In 1651, while retaining the Dedham house for rental income or housing extended family, Wheelock moved his immediate family to Medfield, Massachusetts, which he founded and where he spent the remaining 32 years of his life. Eleazar Wheelock was born to Ralph and Rebecca at Medfield. One of Eleazar's grandchildren, also named Eleazar, would go on to become the founder of Dartmouth College, in Hanover, New Hampshire.

==Career==
Ralph Wheelock joined the dissenting religious movement known as Puritanism while attending Clare College. On 6 May 1630, he was ordained priest at Peterborough Cathedral by Francis White, Bishop of the Norfolk Diocese. His ordination comes almost four months before the signing of the Cambridge Agreement, where 12 men agreed to the sale of Massachusetts Bay Company shares to those interested in emigrating to the new world. It is probable that Wheelock served clerical duties at the parish in Eccles where his children Gershom and Rebecca were baptized.
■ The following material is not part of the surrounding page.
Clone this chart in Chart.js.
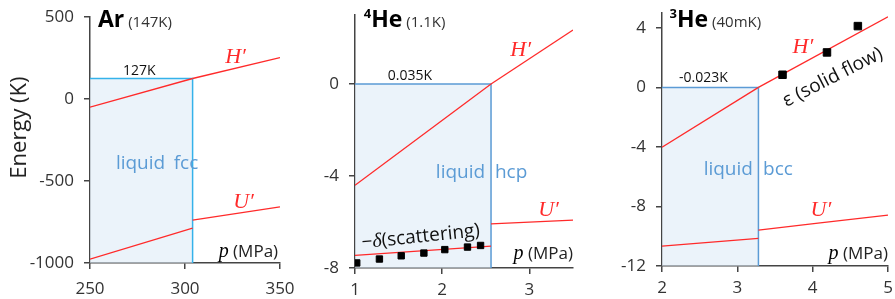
<!DOCTYPE html>
<html>
<head>
<meta charset="utf-8">
<script src="https://cdn.jsdelivr.net/npm/chart.js@4.4.1/dist/chart.umd.min.js"></script>
<style>
  html, body { margin: 0; padding: 0; background: #fff; }
  #wrap { position: relative; width: 895px; height: 299px; overflow: hidden; }
  #wrap canvas { position: absolute; top: 0; }
</style>
</head>
<body>
<div id="wrap">
  <canvas id="ar" width="295" height="299" style="left:0px"></canvas>
  <canvas id="he4" width="295" height="299" style="left:295px"></canvas>
  <canvas id="he3" width="305" height="299" style="left:590px"></canvas>
</div>
<script>
// ---- Ar (147K) ----
const arP = [250, 304, 350];
const arH = [-50, 125, 252];
const arULiqP = [250, 304];
const arULiq = [-977, -788];
const arUSolP = [304, 350];
const arUSol = [-738, -658];
const arMelt = 304;
const arLevel = 125;
const arXTicks = [250, 300, 350];
const arYTicks = [-1000, -500, 0, 500];

// ---- 4He (1.1K) ----
const he4P = [1, 2.56, 3.5];
const he4H = [-4.4, 0, 2.35];
const he4DeltaP = [1, 2.56];
const he4Delta = [-7.45, -7.05];
const he4USolP = [2.56, 3.5];
const he4USol = [-6.08, -5.92];
const he4ScatP = [1.02, 1.28, 1.53, 1.79, 2.03, 2.29, 2.44];
const he4ScatE = [-7.78, -7.61, -7.47, -7.35, -7.2, -7.09, -7.02];
const he4Melt = 2.56;
const he4Level = 0;
const he4XTicks = [1, 2, 3];
const he4YTicks = [-8, -4, 0];

// ---- 3He (40mK) ----
const he3P = [2, 3.28, 5];
const he3H = [-4.02, 0, 4.75];
const he3ULiqP = [2, 3.28];
const he3ULiq = [-10.67, -10.15];
const he3USolP = [3.28, 4.1, 5];
const he3USol = [-9.59, -9.1, -8.58];
const he3FlowP = [3.6, 4.19, 4.6];
const he3FlowE = [0.85, 2.35, 4.12];
const he3Melt = 3.28;
const he3Level = 0;
const he3XTicks = [2, 3, 4, 5];
const he3YTicks = [-12, -8, -4, 0, 4];

const RED = '#ff2a2a';
const BOXFILL = 'rgba(222,235,247,0.6)';
const SANS = "'Open Sans', sans-serif";
const SERIF = "'Liberation Serif', 'DejaVu Serif', serif";

function pts(xs, ys) {
    return xs.map((x, i) => ({ x: x, y: ys[i] }));
}

function redLine(xs, ys) {
    return { data: pts(xs, ys), borderColor: RED, borderWidth: 1.3, pointRadius: 0, fill: false, order: 1 };
}

function squares(xs, ys, r) {
    return { data: pts(xs, ys), showLine: false, pointStyle: 'rect', pointRadius: r, pointHoverRadius: r,
        pointBackgroundColor: '#000', pointBorderColor: '#000', order: 0 };
}

function liquidBox(xMin, xMelt, level, yMin, color) {
    return { data: [{ x: xMin, y: level }, { x: xMelt, y: level }, { x: xMelt, y: yMin }],
        borderColor: color, borderWidth: 1.5, pointRadius: 0, fill: 'start', backgroundColor: BOXFILL, order: 5 };
}

// text drawn in data coordinates, each label made of styled parts
const textPlugin = {
    id: 'texts',
    afterDatasetsDraw(chart, args, opts) {
        const ctx = chart.ctx;
        const xs = chart.scales.x, ys = chart.scales.y;
        (opts.items || []).forEach(item => {
            ctx.save();
            ctx.translate(xs.getPixelForValue(item.x), ys.getPixelForValue(item.y));
            if (item.rotate) ctx.rotate(item.rotate * Math.PI / 180);
            ctx.textBaseline = 'alphabetic';
            let total = 0;
            item.parts.forEach(p => { ctx.font = p.font; total += ctx.measureText(p.t).width; });
            let cx = item.align === 'right' ? -total : item.align === 'center' ? -total / 2 : 0;
            item.parts.forEach(p => {
                ctx.font = p.font;
                ctx.fillStyle = p.color || item.color || '#000';
                ctx.fillText(p.t, cx, p.dy || 0);
                cx += ctx.measureText(p.t).width;
            });
            ctx.restore();
        });
    }
};

function pLabel(x, y) {
    return { x: x, y: y, align: 'right', parts: [
        { t: 'p', font: 'italic 20px ' + SERIF },
        { t: ' (MPa)', font: '17px ' + SANS, color: '#222' }
    ] };
}

function prime(letter, x, y) {
    return { x: x, y: y, align: 'center', parts: [{ t: letter + '\u2032', font: 'italic 22px ' + SERIF, color: RED }] };
}

function phases(liqX, solX, y, solid) {
    return [
        { x: liqX, y: y, align: 'center', parts: [{ t: 'liquid', font: '19px ' + SANS, color: '#5b9bd5' }] },
        { x: solX, y: y, align: 'center', parts: [{ t: solid, font: '19px ' + SANS, color: '#5b9bd5' }] }
    ];
}

function heading(sup, name, temp, x, y) {
    const parts = [];
    if (sup) parts.push({ t: sup, font: 'bold 13px ' + SANS, color: '#000', dy: -9 });
    parts.push({ t: name, font: 'bold 23px ' + SANS, color: '#000' });
    parts.push({ t: ' ' + temp, font: '15px ' + SANS, color: '#333' });
    return { x: x, y: y, parts: parts };
}

// keep the plot area exactly where the layout padding puts it
function noOverflow(s) {
    s.paddingTop = 0; s.paddingBottom = 0; s.paddingLeft = 0; s.paddingRight = 0;
}

function makePanel(id, opt) {
    const axisColor = '#444';
    new Chart(document.getElementById(id), {
        type: 'line',
        data: { datasets: opt.datasets },
        options: {
            responsive: false,
            animation: false,
            layout: { padding: { top: opt.top, right: opt.right, left: 0, bottom: 0 } },
            plugins: { legend: { display: false }, tooltip: { enabled: false }, texts: { items: opt.texts } },
            scales: {
                x: {
                    type: 'linear', min: opt.xMin, max: opt.xMax,
                    afterBuildTicks: s => { s.ticks = opt.xTicks.map(v => ({ value: v })); },
                    afterFit: s => { s.height = opt.xHeight; noOverflow(s); },
                    grid: { drawOnChartArea: false, drawTicks: true, tickLength: 6, color: axisColor, lineWidth: 1.5 },
                    border: { color: axisColor, width: 1.5 },
                    ticks: { font: { family: SANS, size: 17 }, color: '#333', padding: opt.xPad, maxRotation: 0,
                        callback: v => String(v) }
                },
                y: {
                    type: 'linear', min: opt.yMin, max: opt.yMax,
                    afterBuildTicks: s => { s.ticks = opt.yTicks.map(v => ({ value: v })); },
                    afterFit: s => { s.width = opt.yWidth; noOverflow(s); },
                    grid: { drawOnChartArea: false, drawTicks: true, tickLength: 6, color: axisColor, lineWidth: 1.5 },
                    border: { color: axisColor, width: 1.5 },
                    ticks: { font: { family: SANS, size: 17 }, color: '#333', padding: 10,
                        callback: v => String(v) }
                }
            }
        },
        plugins: [textPlugin]
    });
}

makePanel('ar', {
    xMin: 250, xMax: 350, yMin: -1000, yMax: 500,
    xTicks: arXTicks, yTicks: arYTicks,
    top: 17, right: 15, yWidth: 90, xHeight: 36, xPad: 10,
    datasets: [
        redLine(arP.slice(0, 2), arH.slice(0, 2)),
        redLine(arP.slice(1), arH.slice(1)),
        redLine(arULiqP, arULiq),
        redLine(arUSolP, arUSol),
        liquidBox(250, arMelt, arLevel, -1000, '#35b2ea')
    ],
    texts: [
        { x: 216.3, y: -174, align: 'center', rotate: -90, parts: [{ t: 'Energy (K)', font: '22px ' + SANS, color: '#222' }] },
        heading('', 'Ar', '(147K)', 254.2, 439),
        { x: 276, y: 146, align: 'center', parts: [{ t: '127K', font: '14px ' + SANS, color: '#111' }] },
        prime('H', 326.6, 219),
        prime('U', 330.8, -665),
        ...phases(276.6, 300.5, -425, 'fcc'),
        pLabel(349, -961)
    ]
});

makePanel('he4', {
    xMin: 1, xMax: 3.5, yMin: -8, yMax: 3,
    xTicks: he4XTicks, yTicks: he4YTicks,
    top: 15, right: 17, yWidth: 60, xHeight: 31, xPad: 6,
    datasets: [
        squares(he4ScatP, he4ScatE, 4.5),
        redLine(he4P.slice(0, 2), he4H.slice(0, 2)),
        redLine(he4P.slice(1), he4H.slice(1)),
        redLine(he4DeltaP, he4Delta),
        redLine(he4USolP, he4USol),
        liquidBox(1, he4Melt, he4Level, -8, '#5b9bd5')
    ],
    texts: [
        heading('4', 'He', '(1.1K)', 1.10, 2.49),
        { x: 1.63, y: 0.19, align: 'center', parts: [{ t: '0.035K', font: '14px ' + SANS, color: '#111' }] },
        prime('H', 2.90, 1.2),
        prime('U', 3.22, -5.73),
        ...phases(2.21, 2.79, -4.1, 'hcp'),
        { x: 1.76, y: -6.88, align: 'center', rotate: -6, parts: [
            { t: '\u2212', font: '19px ' + SANS, color: '#111' },
            { t: '\u03b4', font: 'italic 20px ' + SERIF, color: '#111' },
            { t: '(scattering)', font: '19px ' + SANS, color: '#111' }
        ] },
        pLabel(3.5, -7.6)
    ]
});

makePanel('he3', {
    xMin: 2, xMax: 5, yMin: -12, yMax: 5,
    xTicks: he3XTicks, yTicks: he3YTicks,
    top: 13, right: 7, yWidth: 72, xHeight: 33, xPad: 6,
    datasets: [
        squares(he3FlowP, he3FlowE, 5.3),
        redLine(he3P.slice(0, 2), he3H.slice(0, 2)),
        redLine(he3P.slice(1), he3H.slice(1)),
        redLine(he3ULiqP, he3ULiq),
        redLine(he3USolP, he3USol),
        liquidBox(2, he3Melt, he3Level, -12, '#5b9bd5')
    ],
    texts: [
        heading('3', 'He', '(40mK)', 2.10, 4.07),
        { x: 2.55, y: 0.38, align: 'center', parts: [{ t: '-0.023K', font: '14px ' + SANS, color: '#111' }] },
        prime('H', 3.87, 2.33),
        prime('U', 4.11, -8.65),
        ...phases(2.88, 3.54, -5.9, 'bcc'),
        { x: 4.3, y: 0.35, align: 'center', rotate: -27, parts: [
            { t: '\u03b5 (solid flow)', font: '19px ' + SANS, color: '#111' }
        ] },
        pLabel(5, -11.56)
    ]
});
</script>
</body>
</html>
Wheelock participated in a plan to create a new settlement further up the Charles River from Watertown, Massachusetts, to be called Contentment (later renamed Dedham). In 1638, Wheelock became one of the earliest settlers and a founder of Dedham. He was granted a tract of land in the west end of town, 1 mile from the meeting and school house. The lot straddles today's Channing Road from Havern Street down to the Charles River. He lived there with his wife for over a decade, and played a leading role in the affairs of the town. In July 1637 (O.S), Wheelock signed the Dedham Covenant, effectively the founding constitution of Dedham. In 1639, he and six others were chosen to be town selectmen. He was also appointed to assist in the surveying the boundaries of the town. He most likely had a hand in the planning of Mother Brook, the first English canal in New England that was started in 1639.

On 13 March 1638/9, Wheelock was declared a freeman. In 1642, he was appointed the clerk of writs at the General Court, which was the central court of the Bay Colony with powers granted by the British Crown. Two years later, in 1645, he was appointed one of the commissioners authorized to "solemnize" marriages, which at the time was a civil rather than religious duty.

Wheelock was one of eight "living stones" that formed the First Church and Parish in Dedham. He served as a Selectman in 1640.

On 1 February 1644 a Dedham town meeting voted for the first free (public) school in Massachusetts, to be supported by town taxes. Ralph Wheelock was the first teacher at this school, and hence the first tax-supported public school teacher in the colonies. Three years later, in 1647, the General Court decreed that every town with 50 or more families must build a school supported by public taxes.

As Dedham became increasingly populous in the late 1640s, it was decided to forge a new township up the Charles River out of a tract of land that was then part of Dedham. Wheelock was appointed leader of this effort, and in 1649 he and six others were given the duties of erecting and governing a new village, to be called New Dedham, later renamed Medfield. Wheelock almost certainly wrote the document called "The Agreement" which, for a time, every new settler of Medfield had to sign. The Agreement stated that the signatories were to abide by the town ordinances and laws, maintain orderly conduct, and resolve differences between themselves peaceably.

The first house lot in Medfield (12 acres) was granted to Ralph Wheelock. The house lot was at the intersection of North and Main streets on the west side of North and extended almost to Upham Road (which used to be called Short Street). His planting field was directly across Main Street from his house lot and ran along Pleasant Street, extending almost to where Oak Street is today. Ralph served on the first Board of Selectmen (1651). He subsequently served on the Board of Selectmen in 1652–1654, and again in 1659. In 1653 he took up a collection for Harvard College. Wheelock held the position of representative to the General Court in Massachusetts for Medfield in the years 1653, 1663, 1664, 1666, and 1667. Ralph Wheelock was the first schoolmaster of the public school in Medfield, which was founded in 1655. He remained schoolmaster for around 8 years.

==Death and legacy==
Wheelock died 11 January 1683/84, the 84th year of his life. His wife, Rebecca Clarke Wheelock, died on 1 January 1680/1 in Medfield. Both are buried in unmarked graves in the old section of Medfield's Vine Lake Cemetery.

Ralph Wheelock played an active and important role in the settling of the Massachusetts Bay Colony. He was instrumental in establishing two new towns, and held virtually every office of importance in both of them. Furthermore, he was at the forefront of establishing the educational foundations of the country.

His descendants would also prove to play an important a role in settling New England and the rest of America. His son, Benjamin, was a founder of the Town of Mendon, Massachusetts. Among his great-grandchildren were founders of several New England towns, as well as Eleazar Wheelock, the founder of Dartmouth. Succeeding generations would push farther west, settling the frontiers in New York, Connecticut, Michigan, Illinois, Nova Scotia, and Texas, establishing impressive credentials as teachers, writers, soldiers, founders of towns, and creators of business.